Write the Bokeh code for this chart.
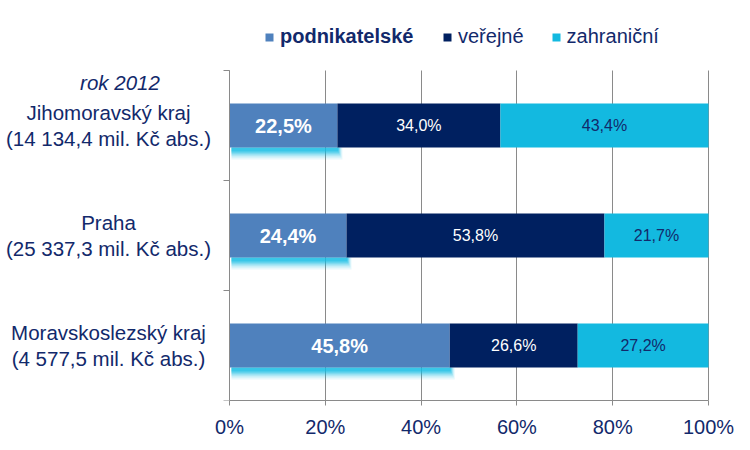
from bokeh.plotting import figure
from bokeh.models import (Range1d, FixedTicker, NumeralTickFormatter, Label, Legend,
                          LegendItem, ColumnDataSource, CustomJSTickFormatter)
from bokeh.embed import file_html
from bokeh.resources import INLINE
from bokeh.core.properties import value

# ---- data ----
regions = ["Jihomoravský kraj\n(14 134,4 mil. Kč abs.)",
           "Praha\n(25 337,3 mil. Kč abs.)",
           "Moravskoslezský kraj\n(4 577,5 mil. Kč abs.)"]
podnikatelske = [22.5, 24.4, 45.8]
verejne = [34.0, 53.8, 26.6]
zahranicni = [43.4, 21.7, 27.2]
series_names = ["podnikatelské", "veřejné", "zahraniční"]
year_label = "rok 2012"
x_ticks = [0, 0.2, 0.4, 0.6, 0.8, 1.0]

# ---- styles ----
C1, C2, C3 = "#4F81BD", "#002060", "#13B9E0"
GLOW = "#15BDE3"
TXT = "#12296B"
GRID = "#8a8a8a"
FONT = "Liberation Sans"

n = len(regions)
ypos = [n - 1 - i for i in range(n)]  # top to bottom
tot = [a + b + c for a, b, c in zip(podnikatelske, verejne, zahranicni)]
s1 = [a / t for a, t in zip(podnikatelske, tot)]
s2 = [b / t for b, t in zip(verejne, tot)]
s3 = [c / t for c, t in zip(zahranicni, tot)]
e1 = s1
e2 = [a + b for a, b in zip(s1, s2)]
e3 = [a + b + c for a, b, c in zip(s1, s2, s3)]

fmt = lambda v: f"{v:.1f}".replace(".", ",") + "%"

W, H = 750, 450
X0, X1 = 229, 708          # canvas px of 0% and 100%
FRAME_BOTTOM = 400
CAT_PX = 110
BAR_H = 0.4
px_x = 1.0 / (X1 - X0)
px_y = 1.0 / CAT_PX

x_start = -X0 / (X1 - X0)
x_end = (W - X0) / (X1 - X0)
y_start = -0.5
y_end = -0.5 + FRAME_BOTTOM / CAT_PX

p = figure(width=W, height=H, x_range=Range1d(x_start, x_end), y_range=Range1d(y_start, y_end),
           output_backend="svg", toolbar_location=None,
           min_border_left=0, min_border_right=0, min_border_top=0,
           min_border_bottom=H - FRAME_BOTTOM)
p.outline_line_color = None
p.background_fill_color = "white"
p.border_fill_color = "white"
p.ygrid.visible = False
p.xgrid.grid_line_color = GRID
p.xgrid.grid_line_width = 1
p.xgrid.bounds = (0, 1)
if "cross_bounds" in p.xgrid[0].properties():
    p.xgrid.cross_bounds = (-0.5, n - 0.5)

p.xaxis.ticker = FixedTicker(ticks=x_ticks)
p.xaxis.formatter = NumeralTickFormatter(format="0%")
p.xaxis.bounds = (0, 1)
p.xaxis.axis_line_color = GRID
p.xaxis.major_tick_line_color = GRID
p.xaxis.major_tick_in = 0
p.xaxis.major_tick_out = 5
p.xaxis.minor_tick_line_color = None
p.xaxis.major_label_text_font = FONT
p.xaxis.major_label_text_font_size = "20px"
p.xaxis.major_label_text_color = TXT
p.xaxis.major_label_standoff = 10

p.yaxis.fixed_location = 0
p.yaxis.bounds = (-0.5, n - 0.5)
p.yaxis.ticker = FixedTicker(ticks=[y - 0.5 for y in range(n + 1)])
p.yaxis.formatter = CustomJSTickFormatter(code="return ''")
p.yaxis.axis_line_color = GRID
p.yaxis.major_tick_line_color = GRID
p.yaxis.major_tick_in = 0
p.yaxis.major_tick_out = 6
p.yaxis.minor_tick_line_color = None

# glow under first segment
for k, a, ext in [(12, 0.10, 5), (10, 0.15, 4), (8, 0.25, 3), (6, 0.4, 2), (4, 0.55, 1)]:
    p.quad(left=[2 * px_x] * n, right=[v + ext * px_x for v in e1],
           top=[y - BAR_H / 2 for y in ypos],
           bottom=[y - BAR_H / 2 - k * px_y for y in ypos],
           fill_color=GLOW, fill_alpha=a, line_color=None)

r1 = p.hbar(y=ypos, left=[0] * n, right=e1, height=BAR_H, fill_color=C1, line_color=None)
r2 = p.hbar(y=ypos, left=e1, right=e2, height=BAR_H, fill_color=C2, line_color=None)
r3 = p.hbar(y=ypos, left=e2, right=e3, height=BAR_H, fill_color=C3, line_color=None)

# data labels
src = ColumnDataSource(dict(
    y=ypos,
    x1=[v / 2 for v in e1], x2=[(a + b) / 2 for a, b in zip(e1, e2)],
    x3=[(a + b) / 2 for a, b in zip(e2, e3)],
    t1=[fmt(v) for v in podnikatelske], t2=[fmt(v) for v in verejne],
    t3=[fmt(v) for v in zahranicni]))
p.text(x="x1", y="y", text="t1", source=src, text_align="center", text_baseline="middle",
       text_font=value(FONT), text_font_size="20px", text_font_style="bold", text_color="white")
p.text(x="x2", y="y", text="t2", source=src, text_align="center", text_baseline="middle",
       text_font=value(FONT), text_font_size="16px", text_color="white")
p.text(x="x3", y="y", text="t3", source=src, text_align="center", text_baseline="middle",
       text_font=value(FONT), text_font_size="16px", text_color=TXT)

# category labels
for name, y in zip(regions, ypos):
    p.add_layout(Label(x=108, y=y, x_units="screen", y_units="data", text=name,
                       text_align="center", text_baseline="middle", text_font=FONT,
                       text_font_size="20.5px", text_color=TXT, text_line_height=1.15))
p.add_layout(Label(x=119.5, y=FRAME_BOTTOM - 82, x_units="screen", y_units="screen",
                   text=year_label, text_align="center", text_baseline="middle",
                   text_font=FONT, text_font_size="20.5px", text_font_style="italic",
                   text_color=TXT))

# legends
common = dict(orientation="horizontal", padding=0, margin=0, border_line_color=None,
              background_fill_alpha=0, glyph_width=10, glyph_height=10, label_standoff=6,
              label_text_font=FONT, label_text_font_size="20px", label_text_color=TXT)
lg1 = Legend(items=[LegendItem(label=series_names[0], renderers=[r1])],
             location=(264, 352), label_text_font_style="bold", **common)
lg2 = Legend(items=[LegendItem(label=series_names[1], renderers=[r2]),
                    LegendItem(label=series_names[2], renderers=[r3])],
             location=(442, 352), spacing=27, **common)
p.add_layout(lg1, "center")
p.add_layout(lg2, "center")

open("out.html", "w").write(file_html(p, INLINE))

________

Required work
Repeat, word for word and with no pictures, only the lines running from the beginning of the data to the line that contains "y_end = -0.5 + FRAME_BOTTOM / CAT_PX".

Answer to this task
Write the Bokeh code for this chart.
from bokeh.plotting import figure
from bokeh.models import (Range1d, FixedTicker, NumeralTickFormatter, Label, Legend,
                          LegendItem, ColumnDataSource, CustomJSTickFormatter)
from bokeh.embed import file_html
from bokeh.resources import INLINE
from bokeh.core.properties import value

# ---- data ----
regions = ["Jihomoravský kraj\n(14 134,4 mil. Kč abs.)",
           "Praha\n(25 337,3 mil. Kč abs.)",
           "Moravskoslezský kraj\n(4 577,5 mil. Kč abs.)"]
podnikatelske = [22.5, 24.4, 45.8]
verejne = [34.0, 53.8, 26.6]
zahranicni = [43.4, 21.7, 27.2]
series_names = ["podnikatelské", "veřejné", "zahraniční"]
year_label = "rok 2012"
x_ticks = [0, 0.2, 0.4, 0.6, 0.8, 1.0]

# ---- styles ----
C1, C2, C3 = "#4F81BD", "#002060", "#13B9E0"
GLOW = "#15BDE3"
TXT = "#12296B"
GRID = "#8a8a8a"
FONT = "Liberation Sans"

n = len(regions)
ypos = [n - 1 - i for i in range(n)]  # top to bottom
tot = [a + b + c for a, b, c in zip(podnikatelske, verejne, zahranicni)]
s1 = [a / t for a, t in zip(podnikatelske, tot)]
s2 = [b / t for b, t in zip(verejne, tot)]
s3 = [c / t for c, t in zip(zahranicni, tot)]
e1 = s1
e2 = [a + b for a, b in zip(s1, s2)]
e3 = [a + b + c for a, b, c in zip(s1, s2, s3)]

fmt = lambda v: f"{v:.1f}".replace(".", ",") + "%"

W, H = 750, 450
X0, X1 = 229, 708          # canvas px of 0% and 100%
FRAME_BOTTOM = 400
CAT_PX = 110
BAR_H = 0.4
px_x = 1.0 / (X1 - X0)
px_y = 1.0 / CAT_PX

x_start = -X0 / (X1 - X0)
x_end = (W - X0) / (X1 - X0)
y_start = -0.5
y_end = -0.5 + FRAME_BOTTOM / CAT_PX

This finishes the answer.